The comments submitted to the RFC compose a large and diverse corpus of policy ideas to advance AI accountability. While there were significant disagreements, there was also a fair amount of support among stakeholders from different constituencies for making AI systems more open to scrutiny and more accountable to all.

This section provides a brief overview of significant plurality (if not majority) sentiments in the comments relating to AI accountability policy, along with NTIA reflections. The Developing Accountability Inputs: A Deeper Dive section provides a deeper treatment of these positions; most are congruent with the Report’s recommendations section.

 

  • Recognize Potential Harms and Risks
     

    Many commenters expressed serious concerns about the impact of AI. AI system potential harms and risks have been well-documented elsewhere.

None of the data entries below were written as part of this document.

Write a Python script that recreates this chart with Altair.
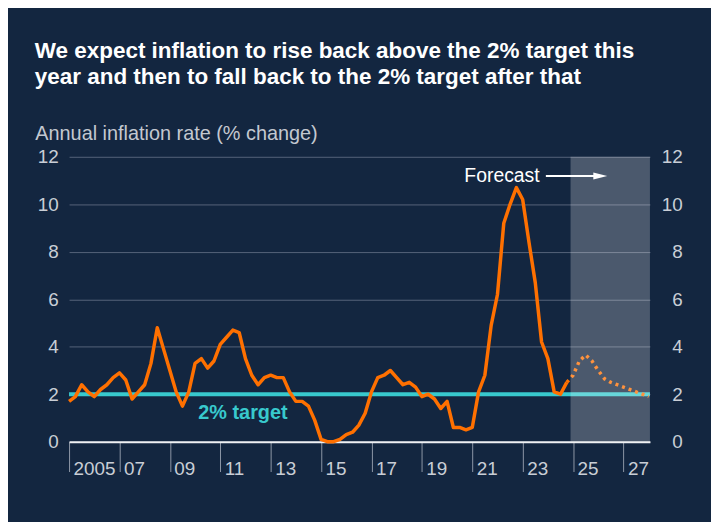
import altair as alt
import pandas as pd

# ---------------- data ----------------
start_year = 2005
actual_cpi = [1.7, 1.9, 2.4, 2.1, 1.9, 2.2, 2.4, 2.7,
              2.9, 2.6, 1.8, 2.1, 2.4, 3.3, 4.8, 3.9,
              3.0, 2.1, 1.5, 2.1, 3.3, 3.5, 3.1, 3.4,
              4.1, 4.4, 4.7, 4.6, 3.5, 2.8, 2.4, 2.7,
              2.8, 2.7, 2.7, 2.1, 1.7, 1.7, 1.5, 0.9,
              0.1, 0.0, 0.0, 0.1, 0.3, 0.4, 0.7, 1.2,
              2.1, 2.7, 2.8, 3.0, 2.7, 2.4, 2.5, 2.3,
              1.9, 2.0, 1.8, 1.4, 1.7, 0.6, 0.6, 0.5,
              0.6, 2.1, 2.8, 4.9, 6.2, 9.2, 10.0, 10.7,
              10.2, 8.4, 6.7, 4.2, 3.5, 2.1, 2.0, 2.5]
forecast_cpi = [2.5, 2.8, 3.4, 3.65, 3.4, 3.0, 2.65, 2.5, 2.4, 2.3, 2.2, 2.1, 2.0, 1.9]
axis_end = 2028.05
forecast_from = 2024.9
target_rate = 2.0
tick_years = list(range(2005, 2028, 2))
y_ticks = [0, 2, 4, 6, 8, 10, 12]

title_lines = ["We expect inflation to rise back above the 2% target this",
               "year and then to fall back to the 2% target after that"]
y_title = "Annual inflation rate (% change)"
target_label = ["2% target"]
target_label_pos = [2011.9, 0.95]
forecast_label = ["Forecast"]
forecast_label_pos = [2022.18, 10.93]
arrow_span = [2023.92, 2025.85]
arrow_head_t = [2026.08]
arrow_level = [11.19]

# ---------------- styles ----------------
NAVY = "#132640"
ORANGE = "#ff7000"
CYAN = "#38c9cd"
GRID = "#56637a"
LABEL = "#c9ced6"
FONT = "Liberation Sans"

n_act = len(actual_cpi)
actual_df = pd.DataFrame({"t": [start_year + i / 4 for i in range(n_act)], "v": actual_cpi})
forecast_df = pd.DataFrame({"t": [start_year + (n_act - 1 + i) / 4 for i in range(len(forecast_cpi))],
                            "v": forecast_cpi})
shade_df = pd.DataFrame({"t": [forecast_from], "t2": [axis_end], "v": [0], "v2": [12]})
target_df = pd.DataFrame({"t": [start_year], "t2": [axis_end], "v": [target_rate]})
tlabel_df = pd.DataFrame({"t": [target_label_pos[0]], "v": [target_label_pos[1]], "label": target_label})
flabel_df = pd.DataFrame({"t": [forecast_label_pos[0]], "v": [forecast_label_pos[1]], "label": forecast_label})
arrow_df = pd.DataFrame({"t": [arrow_span[0]], "t2": [arrow_span[1]], "v": arrow_level})
head_df = pd.DataFrame({"t": arrow_head_t, "v": arrow_level})

x_scale = alt.Scale(domain=[start_year, axis_end], nice=False, zero=False)
y_scale = alt.Scale(domain=[0, 12], nice=False, zero=True)

x_axis = alt.Axis(values=tick_years,
                  labelExpr="datum.value == 2005 ? '2005' : substring(toString(datum.value), 2, 4)",
                  grid=False, domain=True, domainColor="#eef0f3", domainWidth=2,
                  ticks=True, tickSize=30, tickColor="#8d97a6", tickWidth=1,
                  labelAlign="left", labelBaseline="alphabetic", labelPadding=2.5, labelOffset=4,
                  labelFontSize=19, labelColor=LABEL, labelFont=FONT,
                  labelFlush=False, labelOverlap=False, labelBound=False, title=None)

y_axis_left = alt.Axis(values=y_ticks, grid=True, gridColor=GRID, gridWidth=1,
                       domain=False, ticks=False, labelPadding=11,
                       labelFontSize=19, labelColor=LABEL, labelFont=FONT,
                       title=y_title, titleAngle=0, titleX=-34.5, titleY=-17,
                       titleAlign="left", titleBaseline="alphabetic",
                       titleFontSize=20, titleFontWeight="normal", titleColor="#c3c8d0", titleFont=FONT)

y_axis_right = alt.Axis(values=y_ticks, orient="right", grid=False, domain=False, ticks=False,
                        labelAlign="right", labelPadding=32.5,
                        labelFontSize=19, labelColor=LABEL, labelFont=FONT, title=None)

X = alt.X("t:Q", scale=x_scale, axis=x_axis, title=None)
X2 = alt.X2("t2:Q")


def Y(axis=None):
    return alt.Y("v:Q", scale=y_scale, axis=axis, title=None)


target = alt.Chart(target_df).mark_rule(color=CYAN, strokeWidth=4).encode(
    x=X, x2=X2, y=Y(y_axis_left))

actual = alt.Chart(actual_df).mark_line(color=ORANGE, strokeWidth=3.5, strokeJoin="round").encode(
    x=X, y=Y())

forecast = alt.Chart(forecast_df).mark_line(color=ORANGE, strokeWidth=3.5,
                                            strokeDash=[3, 4]).encode(x=X, y=Y())

tlabel = alt.Chart(tlabel_df).mark_text(color=CYAN, font=FONT, fontSize=20, fontWeight="bold",
                                        align="center", baseline="alphabetic").encode(
    x=X, y=Y(), text="label:N")

shade = alt.Chart(shade_df).mark_rect(color="white", opacity=0.24).encode(
    x=X, x2=X2, y=Y(), y2=alt.Y2("v2:Q"))

flabel = alt.Chart(flabel_df).mark_text(color="white", font=FONT, fontSize=19.5,
                                        align="center", baseline="alphabetic").encode(
    x=X, y=Y(), text="label:N")

arrow = alt.Chart(arrow_df).mark_rule(color="white", strokeWidth=2).encode(x=X, x2=X2, y=Y())

head = alt.Chart(head_df).mark_point(shape="M -1 -0.5 L 1 0 L -1 0.5 Z", size=196, filled=True,
                                     color="white", opacity=1, strokeWidth=0).encode(x=X, y=Y())

right_axis = alt.Chart(target_df).mark_point(opacity=0).encode(x=X, y=Y(y_axis_right))

chart = alt.layer(target, actual, forecast, tlabel, shade, flabel, arrow, head, right_axis).resolve_scale(
    y="independent"
).properties(
    width=585, height=287,
    background=NAVY,
    padding={"left": 61.5, "top": 148, "right": 61.5, "bottom": 79},
    autosize=alt.AutoSizeParams(type="none"),
    title=alt.Title(title_lines, anchor="start", frame="group", dx=-34.5, offset=36,
                    fontSize=22.6, font=FONT, fontWeight="bold", color="white", lineHeight=26),
).configure_view(stroke=None)

chart.save("out.html", embed_options={"renderer": "svg", "actions": False})
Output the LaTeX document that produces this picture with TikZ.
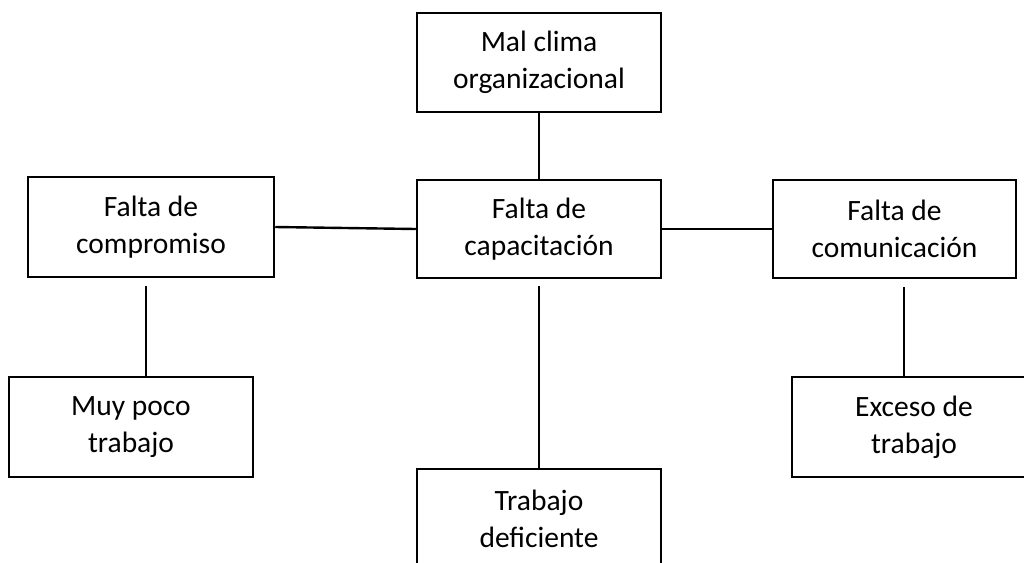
\documentclass[tikz,border=0pt]{standalone}
\usepackage{fontspec}
\setmainfont{Carlito}
\begin{document}
\begin{tikzpicture}[x=1pt,y=-1pt,
  box/.style={draw=black,line width=2.5pt,fill=white,inner sep=0pt,minimum width=244pt,minimum height=99pt,align=center,font=\fontsize{29.5}{37}\selectfont},
  conn/.style={draw=black,line width=2.4pt}]
\useasboundingbox (0,0) rectangle (1024,562);
\clip (0,0) rectangle (1024,562);
\node[box] (top) at (539,62.5) {Mal clima\\organizacional};
\node[box,minimum height=98pt] (center) at (539,229) {Falta de\\capacitación};
\node[box,minimum width=246pt,minimum height=100pt] (left) at (151,227) {Falta de\\compromiso};
\node[box,minimum width=243pt,minimum height=98pt] (right) at (894.5,229) {Falta de\\comunicación};
\node[box,minimum height=100pt] (bl) at (131,427) {Muy poco\\trabajo};
\node[box,minimum height=100pt] (br) at (914,427) {Exceso de\\trabajo};
\node[box,minimum height=100pt] (bottom) at (539,519) {Trabajo\\deficiente};
\draw[conn] (top.south) -- (center.north);
\draw[conn] (left.east) -- (center.west);
\draw[conn] (center.east) -- (right.west);
\draw[conn] ([yshift=-7pt]center.south) -- (bottom.north);
\draw[conn] ([xshift=-5pt,yshift=-8pt]left.south) coordinate (la) -- (la |- bl.north);
\draw[conn] ([xshift=9.5pt,yshift=-8pt]right.south) coordinate (ra) -- (ra |- br.north);
\end{tikzpicture}
\end{document}
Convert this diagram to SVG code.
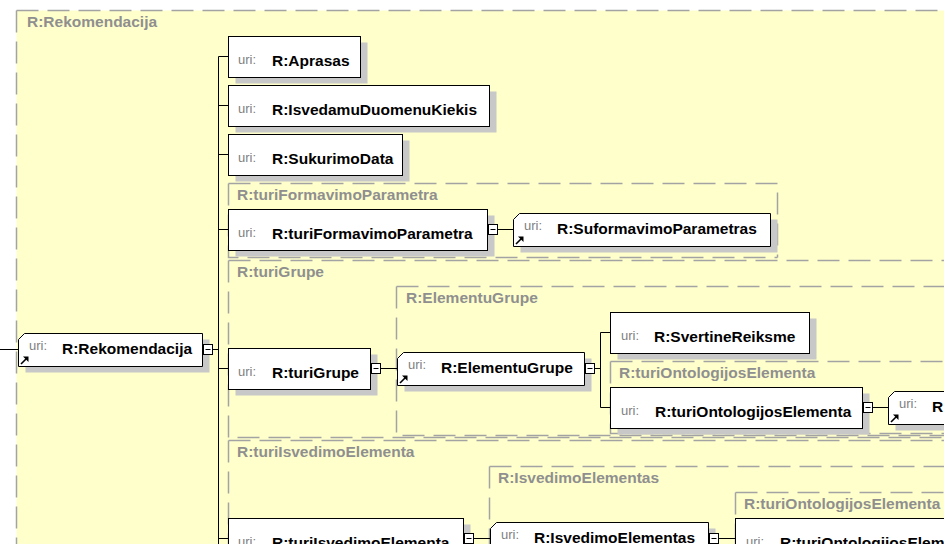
<svg xmlns="http://www.w3.org/2000/svg" xmlns:xlink="http://www.w3.org/1999/xlink" width="944" height="544" viewBox="0 0 944 544">
<style>
.c{fill:none;stroke:#a3a3a3;stroke-width:1.5;stroke-dasharray:22 9}
.cl{font-family:"Liberation Sans",Arial,sans-serif;font-weight:bold;font-size:15.5px;fill:#8f8f8f}
.box{fill:#fff;stroke:#000;stroke-width:1}
.sh{fill:#c8c8c8}
.u{font-family:"Liberation Sans",Arial,sans-serif;font-size:13px;fill:#808080}
.l{font-family:"Liberation Sans",Arial,sans-serif;font-weight:bold;font-size:15.5px;fill:#000}
.ln{stroke:#000;stroke-width:1;fill:none}
.mn{fill:#fff;stroke:#000;stroke-width:1}
</style>
<defs>
<g id="minus"><rect class="mn" x="0" y="0" width="9" height="10"/><path class="ln" d="M2 5H7"/></g>
<g id="refArrow"><path d="M2.5 -2.5L8 -8" stroke="#000" stroke-width="1.6" fill="none"/><polygon points="10,-10 4.5,-10 10,-4.5" fill="#000"/></g>
</defs>
<rect width="944" height="544" fill="#fff"/>

<g id="container-Rekomendacija">
<rect x="16.5" y="10.5" width="1000" height="600" fill="#FFFFCC"/>
<path class="c" d="M16.5 10.5H944"/><path class="c" d="M16.5 10.5V544"/>
<text class="cl" x="27" y="27">R:Rekomendacija</text>
</g>
<g id="container-turiFormavimoParametra">
<path class="c" d="M228.5 183.5H777.5V257.5"/><path class="c" d="M228.5 183.5V257.5H777.5"/>
<text class="cl" x="237" y="200">R:turiFormavimoParametra</text>
</g>
<g id="container-turiGrupe">
<path class="c" d="M228.5 260.5H944"/><path class="c" d="M228.5 260.5V437.5H944"/>
<text class="cl" x="237" y="277">R:turiGrupe</text>
</g>
<g id="container-ElementuGrupe">
<path class="c" d="M396.5 286.5H944"/><path class="c" d="M396.5 286.5V435.5H944"/>
<text class="cl" x="406" y="303">R:ElementuGrupe</text>
</g>
<g id="container-turiOntologijosElementa-1">
<path class="c" d="M610.5 361.5H944"/><path class="c" d="M610.5 361.5V433.5H944"/>
<text class="cl" x="619" y="378">R:turiOntologijosElementa</text>
</g>
<g id="container-turiIsvedimoElementa">
<path class="c" d="M228.5 440.5H944"/><path class="c" d="M228.5 440.5V544"/>
<text class="cl" x="237" y="457">R:turiIsvedimoElementa</text>
</g>
<g id="container-IsvedimoElementas">
<path class="c" d="M489.5 466.5H944"/><path class="c" d="M489.5 466.5V544"/>
<text class="cl" x="498" y="483">R:IsvedimoElementas</text>
</g>
<g id="container-turiOntologijosElementa-2">
<path class="c" d="M735.5 492.5H944"/><path class="c" d="M735.5 492.5V544"/>
<text class="cl" x="744" y="509">R:turiOntologijosElementa</text>
</g>

<g id="connectors">
<path class="ln" d="M0 349.5H18.5"/>
<path class="ln" d="M212.5 349.5H218.5"/>
<path class="ln" d="M218.5 56.5V544"/>
<path class="ln" d="M218.5 56.5H228.5M218.5 105.5H228.5M218.5 154.5H228.5M218.5 229.5H228.5M218.5 368.5H228.5M218.5 538.5H228.5"/>
<path class="ln" d="M497.5 229.5H513.5"/>
<path class="ln" d="M380.5 368.5H397.5"/>
<path class="ln" d="M594.5 368.5H600.5"/>
<path class="ln" d="M600.5 332.5V407.5M600.5 332.5H610.5M600.5 407.5H610.5"/>
<path class="ln" d="M872.5 407.5H888.5"/>
<path class="ln" d="M473.5 538.5H490.5"/>
<path class="ln" d="M718.5 538.5H735.5"/>
</g>

<g id="node-Rekomendacija">
<polygon class="sh" points="31.5,339.5 209.5,339.5 209.5,372.5 25.5,372.5 25.5,345.5"/>
<polygon class="box" points="24.5,333.5 202.5,333.5 202.5,366.5 18.5,366.5 18.5,339.5"/>
<use xlink:href="#refArrow" x="18.5" y="366.5"/>
<text class="u" x="29" y="350">uri:</text>
<text class="l" x="62" y="354">R:Rekomendacija</text>
<use xlink:href="#minus" x="203.5" y="344.5"/>
</g>

<g id="node-Aprasas">
<rect class="sh" x="235.5" y="42.5" width="132" height="41"/>
<rect class="box" x="228.5" y="36.5" width="132" height="41"/>
<text class="u" x="238" y="64">uri:</text>
<text class="l" x="272" y="66">R:Aprasas</text>
</g>

<g id="node-IsvedamuDuomenuKiekis">
<rect class="sh" x="235.5" y="91.5" width="261" height="41"/>
<rect class="box" x="228.5" y="85.5" width="261" height="41"/>
<text class="u" x="238" y="113">uri:</text>
<text class="l" x="272" y="115">R:IsvedamuDuomenuKiekis</text>
</g>

<g id="node-SukurimoData">
<rect class="sh" x="235.5" y="140.5" width="174" height="41"/>
<rect class="box" x="228.5" y="134.5" width="174" height="41"/>
<text class="u" x="238" y="162">uri:</text>
<text class="l" x="272" y="164">R:SukurimoData</text>
</g>

<g id="node-turiFormavimoParametra">
<rect class="sh" x="235.5" y="215.5" width="259" height="41"/>
<rect class="box" x="228.5" y="209.5" width="259" height="41"/>
<text class="u" x="238" y="237">uri:</text>
<text class="l" x="272" y="239">R:turiFormavimoParametra</text>
<use xlink:href="#minus" x="488.5" y="224.5"/>
</g>

<g id="node-SuformavimoParametras">
<polygon class="sh" points="526.5,219.5 777.5,219.5 777.5,252.5 520.5,252.5 520.5,225.5"/>
<polygon class="box" points="519.5,213.5 770.5,213.5 770.5,246.5 513.5,246.5 513.5,219.5"/>
<use xlink:href="#refArrow" x="513.5" y="246.5"/>
<text class="u" x="524" y="230">uri:</text>
<text class="l" x="557" y="234">R:SuformavimoParametras</text>
</g>

<g id="node-turiGrupe">
<rect class="sh" x="235.5" y="354.5" width="142" height="41"/>
<rect class="box" x="228.5" y="348.5" width="142" height="41"/>
<text class="u" x="238" y="376">uri:</text>
<text class="l" x="272" y="378">R:turiGrupe</text>
<use xlink:href="#minus" x="371.5" y="363.5"/>
</g>

<g id="node-ElementuGrupe">
<polygon class="sh" points="410.5,358.5 591.5,358.5 591.5,391.5 404.5,391.5 404.5,364.5"/>
<polygon class="box" points="403.5,352.5 584.5,352.5 584.5,385.5 397.5,385.5 397.5,358.5"/>
<use xlink:href="#refArrow" x="397.5" y="385.5"/>
<text class="u" x="408" y="369">uri:</text>
<text class="l" x="441" y="373">R:ElementuGrupe</text>
<use xlink:href="#minus" x="585.5" y="363.5"/>
</g>

<g id="node-SvertineReiksme">
<rect class="sh" x="617.5" y="318.5" width="199" height="41"/>
<rect class="box" x="610.5" y="312.5" width="199" height="41"/>
<text class="u" x="621" y="340">uri:</text>
<text class="l" x="654" y="342">R:SvertineReiksme</text>
</g>

<g id="node-turiOntologijosElementa-1">
<rect class="sh" x="617.5" y="393.5" width="252" height="41"/>
<rect class="box" x="610.5" y="387.5" width="252" height="41"/>
<text class="u" x="621" y="415">uri:</text>
<text class="l" x="655" y="417">R:turiOntologijosElementa</text>
<use xlink:href="#minus" x="863.5" y="402.5"/>
</g>

<g id="node-OntologijosElementas-1">
<polygon class="sh" points="901.5,397.5 1020,397.5 1020,430.5 895.5,430.5 895.5,403.5"/>
<polygon class="box" points="894.5,391.5 1010,391.5 1010,424.5 888.5,424.5 888.5,397.5"/>
<use xlink:href="#refArrow" x="888.5" y="424.5"/>
<text class="u" x="899" y="408">uri:</text>
<text class="l" x="932" y="412">R:</text>
</g>

<g id="node-turiIsvedimoElementa">
<rect class="sh" x="235.5" y="524.5" width="235" height="41"/>
<rect class="box" x="228.5" y="518.5" width="235" height="41"/>
<text class="u" x="238" y="546">uri:</text>
<text class="l" x="272" y="548">R:turiIsvedimoElementa</text>
<use xlink:href="#minus" x="464.5" y="533.5"/>
</g>

<g id="node-IsvedimoElementas">
<polygon class="sh" points="503.5,528.5 715.5,528.5 715.5,561.5 497.5,561.5 497.5,534.5"/>
<polygon class="box" points="496.5,522.5 708.5,522.5 708.5,555.5 490.5,555.5 490.5,528.5"/>
<text class="u" x="501" y="539">uri:</text>
<text class="l" x="534" y="543">R:IsvedimoElementas</text>
<use xlink:href="#minus" x="709.5" y="533.5"/>
</g>

<g id="node-turiOntologijosElementa-2">
<rect class="sh" x="742.5" y="524.5" width="260" height="41"/>
<rect class="box" x="735.5" y="518.5" width="260" height="41"/>
<text class="u" x="746" y="546">uri:</text>
<text class="l" x="780" y="548">R:turiOntologijosElementa</text>
</g>
</svg>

  • Calibrate Accountability Inputs to Risk Levels

    NTIA concludes that a tiered approach to AI accountability has the benefit of scoping expectations and obligations proportionately to AI system risks and capabilities.

  • Ensure Accountability Across the AI Lifecycle and Value Chain

    Commenters laid out good reasons to vest accountability with AI system developers who make critical upstream decisions about AI models and other components.

  • Develop
    Sector-Specific Accountability With Cross-Sectoral Horizontal Capacity

    Commenters thought that additional accountability mechanisms should be tailored to the sector in which the system is deployed. AI deployment in sectors such as health, education, employment, finance, and transportation involve particular risks

  • Facilitate Internal and Independent Evaluations

    Commenters noted that self-administered AI system assessments are important for identifying risks and system limitations, building internal capacity for ensuring trustworthy AI, and feeding into independent evaluations.

  • Standardize Evaluations As Appropriate

    Commenters noted the importance of using standards to develop common criteria for evaluations. The use of standards in evaluations is important to implement replicable and comparable evaluations.

  • Facilitate Appropriate Access to AI Systems For Evaluation

    Commenters identified the inability to gain access to AI system components as one of the chief barriers to AI accountability; what is needed are systems that can provide appropriate access for eligible evaluators, while controlling for access-related risks.

  • Standardize and Encourage Information Production

    NTIA agrees with commenters that appropriate transparency around AI systems is critical. Information should be pushed out to stakeholders in form and scope appropriate for the audience and risk level. Communications to the public should be in plain language.

  • Fund and Facilitate Growth Of Accountability Ecosystem

    Commenters noted that there currently is not an adequate workforce to conduct AI system evaluations, particularly given the demands of sociotechnical inquiries, the varieties of expertise entailed, and supply constraints on the relevant workforce.

  • Increase Federal Government Role

    As our recommendations elaborate in the Recommendations Section, we support accelerated and coordinated government action to determine the best federal regulatory and non-regulatory approaches to the documentation, disclosure, access, and evaluation functions of the AI accountability chain.